The spotlight turns to Canada this Tuesday as Statistics Canada unveils the April Consumer Price Index (CPI) — a release that could shape the Bank of Canada’s next policy move and determine whether the Canadian Dollar can break free from its recent consolidation phase.
Headline inflation is expected to slow significantly, with year-over-year CPI forecast to rise just 1.6%, down sharply from March’s 2.3% increase. On a monthly basis, however, inflation is projected to climb 0.5%, up from the prior 0.3%. The Bank of Canada’s preferred core measures, which filter out volatile price movements, will also be closely watched for signs of underlying strength or weakness.
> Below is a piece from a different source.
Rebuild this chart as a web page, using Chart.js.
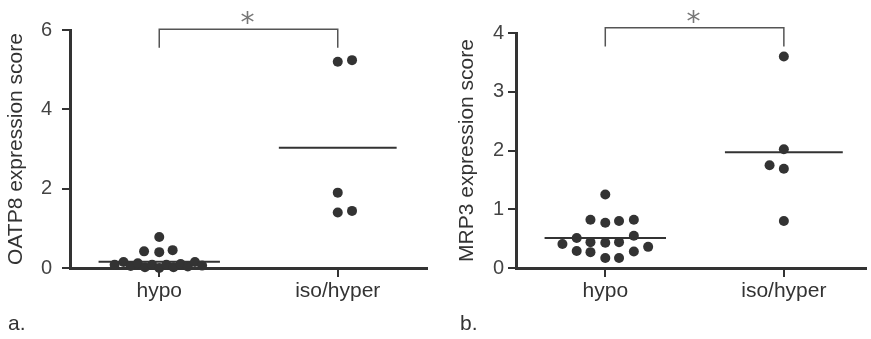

This anticipated deceleration reflects recent trends, but markets remain cautious. The figures don’t yet capture the full brunt of U.S. tariffs recently introduced by President Donald Trump’s administration — a policy shift that has injected significant uncertainty into the inflation and growth outlook for Canada.
The BoC, which left interest rates unchanged at 2.75% last month after seven consecutive cuts, flagged the unpredictability of U.S. trade actions as a key reason for pausing its economic forecasts. In its place, policymakers offered two potential scenarios: a best-case view where tariffs are rolled back and inflation dips temporarily, and a worst-case projection featuring a protracted global trade war that pushes Canadian inflation above 3% by mid-2026.
The central bank’s annual Financial Stability Report echoed those concerns, warning that continued tariff battles could weaken the financial system by pressuring household and corporate debt management. While banks remain resilient for now, the BoC highlighted that further trade tension could trigger market volatility and strain liquidity — or even lead to systemic instability in more severe scenarios.
As investors brace for Tuesday’s CPI data at 12:30 GMT, analysts note that the USD/CAD pair has entered a consolidation pattern just below its 200-day Simple Moving Average (SMA) at 1.4012. According to FXStreet’s Pablo Piovano, if the Canadian Dollar breaks through this level, it could open the door to further gains, with resistance levels seen at 1.4098, 1.4414, and the February high of 1.4792.
However, failure to clear these technical levels could invite renewed selling pressure, with potential downside targets at 1.3838 and 1.3817 — the April and November lows — and possibly as far as 1.3418 if bearish momentum resumes.
The market’s response to the inflation data will also hinge on how it shapes expectations for future BoC action. A stronger-than-expected print may prompt a more hawkish stance, bolstering the Canadian Dollar. Conversely, a weaker reading would reinforce the case for more rate cuts, weighing on the Loonie. Yet an upside surprise could just as easily spark fears of stagflation if it reflects tariff-driven price increases rather than real economic strength.
As global investors weigh the fallout from Moody’s downgrade of the U.S. sovereign credit rating and a fragile geopolitical backdrop, Canadian inflation data could prove pivotal in charting near-term direction for both monetary policy and the CAD. With technical indicators signaling a pause in trend and fundamental risks still lurking, the Loonie faces a key test ahead.